Pakistan has received a $1.2 billion loan tranche from the International Monetary Fund (IMF), which has been deposited into the State Bank of Pakistan’s Account No. 1, according to officials of the Ministry of Finance.
The transfer follows the IMF’s approval of the disbursement on Dec. 8, granted after the latest review of Pakistan’s economic performance under the ongoing loan program, the officials said.
The inflow is expected to bolster Pakistan’s foreign exchange reserves, strengthen the country’s balance-of-payments position and ease pressure on the economy as it continues to navigate external financing needs.
Pakistan has been dependent on IMF support to stabilize its economy following years of low growth, high inflation, and foreign exchange shortages. In 2023, the country entered into a short-term Stand-By Arrangement (SBA) with the IMF aimed at restoring macroeconomic stability, implementing fiscal adjustments, and advancing structural reforms.
The $1.2 billion tranche is part of a broader financing package designed to help Pakistan meet its debt obligations, support the currency, and rebuild investor confidence.

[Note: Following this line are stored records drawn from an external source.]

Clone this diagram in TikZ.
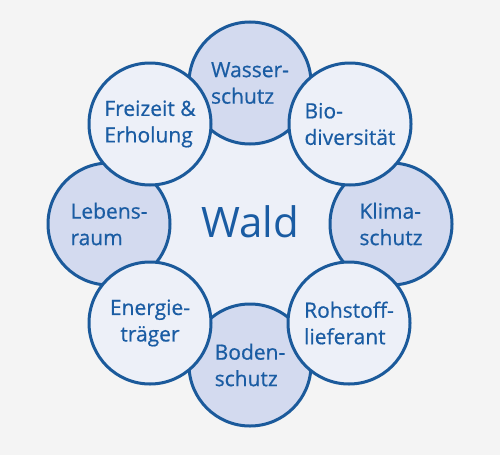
\documentclass[tikz,border=0pt]{standalone}
\usepackage{fontspec}
\setmainfont{Open Sans}
\newfontfamily\petalfont[FakeBold=0.6]{Open Sans}
\definecolor{bgc}{HTML}{F4F4F4}
\definecolor{ringc}{HTML}{1B5A9B}
\definecolor{txtc}{HTML}{1A5CA3}
\definecolor{darkfill}{HTML}{D3DAEF}
\definecolor{lightfill}{HTML}{EDF0F8}
\begin{document}
\begin{tikzpicture}[x=1pt,y=-1pt,
  petal/.style={circle, draw=ringc, line width=3pt, minimum size=122pt, inner sep=0pt,
    text=txtc, font=\petalfont\fontsize{21}{26.5}\selectfont, align=left},
  darkpetal/.style={petal, fill=darkfill},
  lightpetal/.style={petal, fill=lightfill}]
\fill[bgc] (0,0) rectangle (500,455);
\useasboundingbox (0,0) rectangle (500,455);
\fill[lightfill] (250,224) circle (140);
% cardinal petals (underneath)
\node[darkpetal] (wasser) at (250,83) {Wasser-\\schutz};
\node[darkpetal] (klima) at (391,224) {Klima-\\schutz};
\node[darkpetal] (boden) at (250,365) {Boden-\\schutz};
\node[darkpetal] (lebens) at (109,224) {Lebens-\\raum};
% diagonal petals (on top)
\node[lightpetal] (bio) at (350,124) {Bio-\\diversität};
\node[lightpetal] (rohstoff) at (349,323) {Rohstoff-\\lieferant};
\node[lightpetal, align=center] (energie) at (150,323) {Energie-\\träger};
\node[lightpetal] (freizeit) at (150,124) {Freizeit \&\\Erholung};
% centre
\node[text=txtc, font=\fontsize{42}{48}\selectfont] (wald) at (250,222) {Wald};
\end{tikzpicture}
\end{document}
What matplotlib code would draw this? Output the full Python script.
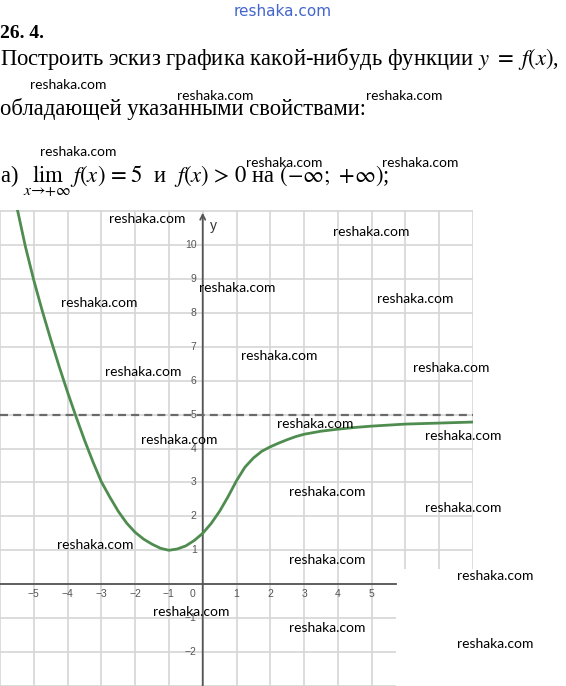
import numpy as np
import matplotlib
matplotlib.use("Agg")
import matplotlib.pyplot as plt
from matplotlib.patches import Rectangle

plt.rcParams["mathtext.fontset"] = "stix"

# curve values
curve_x = [-5.5, -5.25, -5.0, -4.75, -4.5, -4.25, -4.0, -3.75, -3.5, -3.25, -3.0,
           -2.75, -2.5, -2.25, -2.0, -1.75, -1.5, -1.25, -1.0, -0.75, -0.5, -0.25,
           0.0, 0.25, 0.5, 0.75, 1.0, 1.25, 1.5, 1.75, 2.0, 2.25, 2.5, 2.75, 3.0,
           3.5, 4.0, 4.5, 5.0, 6.0, 7.0, 8.0]
curve_y = [11.11, 9.96, 8.96, 8.06, 7.22, 6.42, 5.66, 4.94, 4.25, 3.61, 3.02,
           2.57, 2.15, 1.8, 1.53, 1.33, 1.18, 1.06, 1.0, 1.04, 1.13, 1.29,
           1.5, 1.79, 2.15, 2.58, 3.05, 3.45, 3.72, 3.92, 4.05, 4.16, 4.26, 4.35, 4.42,
           4.51, 4.57, 4.62, 4.66, 4.72, 4.75, 4.78]
asymptote = 5

x_ticks = [-5, -4, -3, -2, -1, 1, 2, 3, 4, 5]
y_ticks = [-2, -1, 1, 2, 3, 4, 5, 6, 7, 8, 9, 10]

title = "26. 4."
line1 = r"Построить эскиз графика какой-нибудь функции $y\ =\ f(x)$,"
line2 = "обладающей указанными свойствами:"
line3 = (r"а) $\lim_{x\to+\infty}\, f(x)\ =\ 5$  и  $f(x)\ >\ 0$ на "
         r"$(-\infty;\ +\infty)$;")

wm_text = "reshaka.com"
wm_pos = [(68, 85), (215, 96), (404, 96), (78, 152), (284, 163), (420, 163),
          (147, 219), (371, 232), (99, 303), (237, 288), (415, 299), (143, 372),
          (279, 356), (451, 368), (179, 440), (315, 424), (463, 436), (327, 492),
          (463, 508), (95, 545), (327, 560), (495, 576), (191, 612), (327, 628),
          (495, 644)]

W, H = 566, 686
fig = plt.figure(figsize=(W / 100, H / 100), dpi=100)
ax = fig.add_axes([0, 0, 473 / W, 476 / H])
ax.set_xlim(-5.95, 7.95)
ax.set_ylim(-2.93, 11.03)
for s in ax.spines.values():
    s.set_visible(False)
ax.set_xticks(range(-6, 9))
ax.set_yticks(range(-3, 12))
ax.tick_params(length=0, labelbottom=False, labelleft=False)
ax.set_axisbelow(True)
ax.grid(True, color="#d6d6d6", lw=1.2)

# lower-right part of the screenshot is blank
ax.add_patch(Rectangle((5.72, -3.5), 3, 3.95, facecolor="white", edgecolor="none", zorder=1))

ax.plot([-6, 5.72], [0, 0], color="#555555", lw=1.3, zorder=2)
ax.annotate("", xy=(0, 10.95), xytext=(0, -3.2),
            arrowprops=dict(arrowstyle="->", color="#555555", lw=1.3,
                            shrinkA=0, shrinkB=0, mutation_scale=9), zorder=2)
ax.text(0.22, 10.55, "y", fontsize=10, color="#333333", family="Liberation Sans",
        ha="left", va="center")

ax.plot([-6, 8], [asymptote, asymptote], color="#6a6a6a", lw=1.6,
        dashes=(3.6, 2.3), zorder=2)

for t in x_ticks:
    ax.text(t, -0.3, f"{t}".replace("-", "\u2212"), fontsize=7.5, color="#555555",
            family="Liberation Sans", ha="center", va="center")
ax.text(-0.3, -0.3, "0", fontsize=7.5, color="#555555", family="Liberation Sans",
        ha="center", va="center")
for t in y_ticks:
    ax.text(-0.18, t, f"{t}".replace("-", "\u2212"), fontsize=7.5, color="#555555",
            family="Liberation Sans", ha="right", va="center")

ax.plot(curve_x, curve_y, color="#4f8c4f", lw=2, zorder=3, solid_capstyle="round",
        solid_joinstyle="round")

fig.text(0 / W, 1 - 38 / H, title, fontsize=14, weight="bold",
         family="Liberation Serif", va="baseline", ha="left")
fig.text(0 / W, 1 - 65 / H, line1, fontsize=16.3, family="Liberation Serif",
         va="baseline", ha="left")
fig.text(0 / W, 1 - 115 / H, line2, fontsize=16.3, family="Liberation Serif",
         va="baseline", ha="left")
fig.text(0 / W, 1 - 183 / H, line3, fontsize=16.3, family="Liberation Serif",
         va="baseline", ha="left")

fig.text(283 / W, 1 - 12 / H, wm_text, fontsize=11, color="#4466cc",
         family="DejaVu Sans", ha="center", va="center")
for x, y in wm_pos:
    fig.text(x / W, 1 - y / H, wm_text, fontsize=10, color="black", family="Lato",
             ha="center", va="center", zorder=10)

fig.savefig("out.png", dpi=100)
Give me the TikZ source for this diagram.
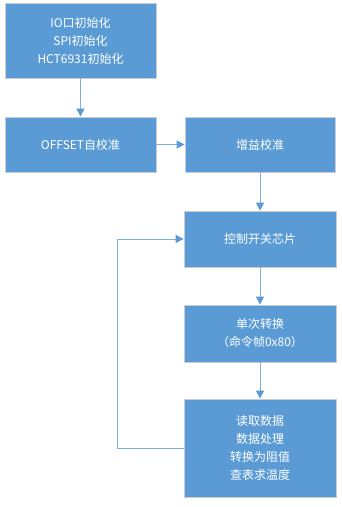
\documentclass[tikz,border=0pt]{standalone}
\usepackage{fontspec}
\newfontfamily\cjk{Noto Sans CJK SC}
\usetikzlibrary{arrows.meta}
\definecolor{boxblue}{HTML}{5B9BD5}
\definecolor{lineblue}{HTML}{7FAEE0}
\definecolor{boxedge}{HTML}{C8CDD3}
\begin{document}
\begin{tikzpicture}[x=1pt,y=-1pt,
    stepbox/.style={rectangle,fill=boxblue,draw=boxedge,line width=0.8pt,
      text=white,font=\cjk\fontsize{12}{18}\selectfont,align=center,
      inner sep=0pt},
    flow/.style={draw=lineblue,line width=1pt,
      -{Triangle[length=8pt,width=8pt,color=boxblue]}}]
    \useasboundingbox (0,0) rectangle (342,507);
    % --- boxes ---
    \node[stepbox,minimum width=151,minimum height=75] (init) at (80.5,40.5)
      {IO口初始化\\SPI初始化\\HCT6931初始化};
    \node[stepbox,minimum width=151,minimum height=55] (offset) at (80.5,144.5)
      {OFFSET自校准};
    \node[stepbox,minimum width=150,minimum height=55] (gain) at (260,144.5)
      {增益校准};
    \node[stepbox,minimum width=152,minimum height=56] (switch) at (260,239)
      {控制开关芯片};
    \node[stepbox,minimum width=152,minimum height=57] (conv) at (260,333.5)
      {单次转换\\（命令帧0x80）};
    \node[stepbox,minimum width=152,minimum height=98] (read) at (260,448)
      {读取数据\\数据处理\\转换为阻值\\查表求温度};
    % --- connectors ---
    \draw[flow] (init) -- (offset);
    \draw[flow] (offset) -- (gain);
    \foreach \a/\b in {gain/switch,switch/conv,conv/read}
      \draw[flow] (\a) -- (\b);
    % back to the switch, round the left side
    \draw[flow] (read.west) -- ++(-66,0) |- (switch.west);
\end{tikzpicture}
\end{document}
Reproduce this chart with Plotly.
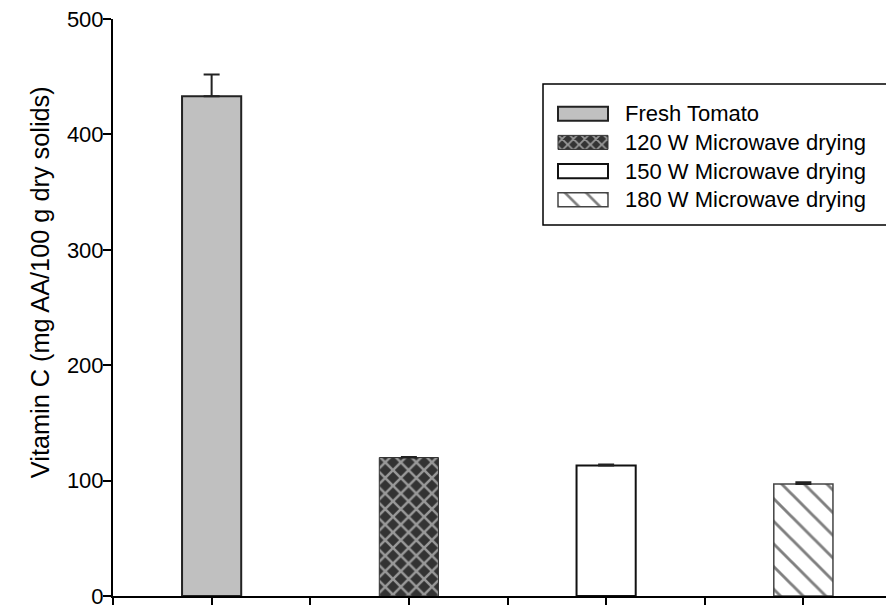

Previous disbursements under the program came after the government implemented policy measures including fiscal tightening, market-based exchange rates, reductions in energy subsidies and steps to expand tax revenue.
Economists say the latest inflow will provide short-term relief, but Pakistan will still need deeper reforms and sustainable external financing to achieve long-term economic stability.